KNOXVILLE, Tenn. (WATE) — Dolly Parton added another accolade this week. The state unveiled a new Tennessee Music Pathways marker honoring the country music icon. Located near Parton’s bronze statue in Sevierville on the Sevier County Courthouse lawn, the new marker commemorates Parton’s music career and accomplishments.
Distinguished as a singer, songwriter, actor, businesswoman and philanthropist, Parton is the most honored female country performer of all time and among the best-selling country artists of the post-World War II era.
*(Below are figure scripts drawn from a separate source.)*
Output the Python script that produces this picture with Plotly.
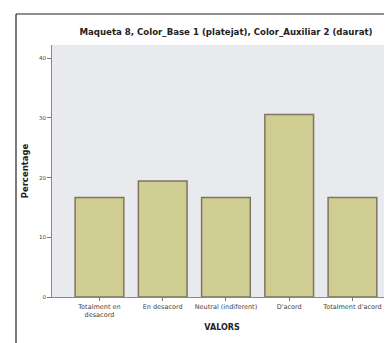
import plotly.graph_objects as go

categories = ["Totalment en<br>desacord", "En desacord", "Neutral (indiferent)", "D'acord", "Totalment d'acord"]
percentages = [16.67, 19.44, 16.67, 30.56, 16.67]
y_ticks = [0, 10, 20, 30, 40]

# page body has an 8px margin; compensate so that the picture lands like the reference
OFF = 8
W, H = 392 - OFF, 343 - OFF
L, R, T, B = 52 - OFF, 0, 45 - OFF, 46
pw, ph = W - L - R, H - T - B

def px_x(px):
    return (px - OFF - L) / pw

def px_y(py):
    return (H - B - (py - OFF)) / ph

fig = go.Figure()
fig.add_trace(go.Bar(
    x=list(range(len(categories))),
    y=percentages,
    width=0.77,
    marker=dict(color="#CFCD92", line=dict(color="#7E7563", width=1.5)),
    hoverinfo="skip",
))

fig.update_layout(
    width=W, height=H,
    margin=dict(l=L, r=R, t=T, b=B, pad=0),
    paper_bgcolor="white",
    plot_bgcolor="#E9EAED",
    showlegend=False,
    font=dict(family="DejaVu Sans", color="#333"),
    title=dict(
        text="<b>Maqueta 8, Color_Base 1 (platejat), Color_Auxiliar 2 (daurat)</b>",
        x=px_x(226), xref="paper", xanchor="center",
        y=1 - (32 - OFF) / H, yref="container", yanchor="middle",
        font=dict(size=8.6, color="#222"),
    ),
    bargap=0.2,
)

fig.update_xaxes(
    range=[-0.75, 4.625],
    tickmode="array",
    tickvals=list(range(len(categories))),
    ticktext=categories,
    tickfont=dict(size=6.5, color="#444"),
    ticks="outside", ticklen=3, tickcolor="#777",
    showline=True, linecolor="#888", linewidth=1,
    showgrid=False, zeroline=False,
    title=dict(text="<b>VALORS</b>", font=dict(size=8, color="#222"), standoff=6),
)
fig.update_yaxes(
    range=[0, (H - B - T) / 5.97],
    tickmode="array",
    tickvals=y_ticks,
    ticktext=[str(v) for v in y_ticks],
    tickfont=dict(size=5.5, color="#444"),
    ticks="outside", ticklen=4, tickcolor="#777",
    showline=True, linecolor="#888", linewidth=1, mirror=True,
    showgrid=False, zeroline=False,
    title=dict(text="<b>Percentage</b>", font=dict(size=8.5, color="#222"), standoff=8),
)

# outer frame of the chart (cut off at right and bottom)
fig.add_shape(type="line", xref="paper", yref="paper",
              x0=px_x(16), x1=px_x(16), y0=px_y(420), y1=px_y(14),
              line=dict(color="#222", width=1.2))
fig.add_shape(type="line", xref="paper", yref="paper",
              x0=px_x(16), x1=px_x(420), y0=px_y(14), y1=px_y(14),
              line=dict(color="#222", width=1.2))

fig.write_html("out.html")
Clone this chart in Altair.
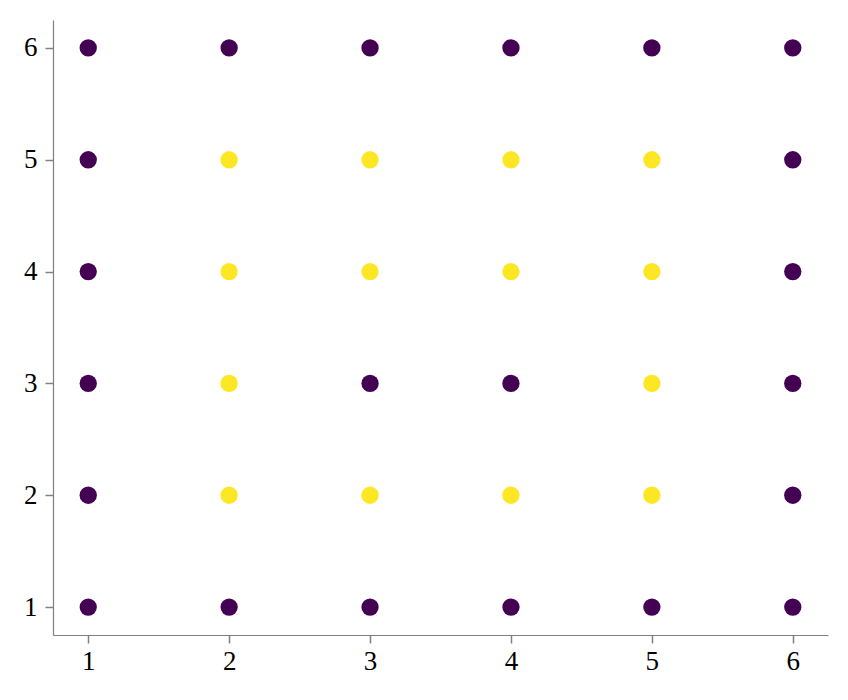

“When you think of Tennessee and music, there are key figures and places that often to come mind, and Dolly is one of them,” said Department of Tourist Development Commissioner Mark Ezell, “I couldn’t think of a better way to honor her great musical legacy and all that she has done not only for music across the state but tourism as well.”
Dolly Rebecca Parton was born Jan. 19, 1946, in the Locust Ridge area of Sevier County, the fourth of 12 children. Her earliest public appearances were in church. By age 10, she was on Cas Walker’s “Farm and Home Hour” in Knoxville. Her first record was released in 1959.
Among Parton’s accolades are nine Grammys, 10 Country Music Association Awards, seven Academic of Country Music Awards, and three American Music Association Awards. She has also been nominated for two Emmys, one Tony Award, and two Academy Awards, one of them for her song “9 to 5.”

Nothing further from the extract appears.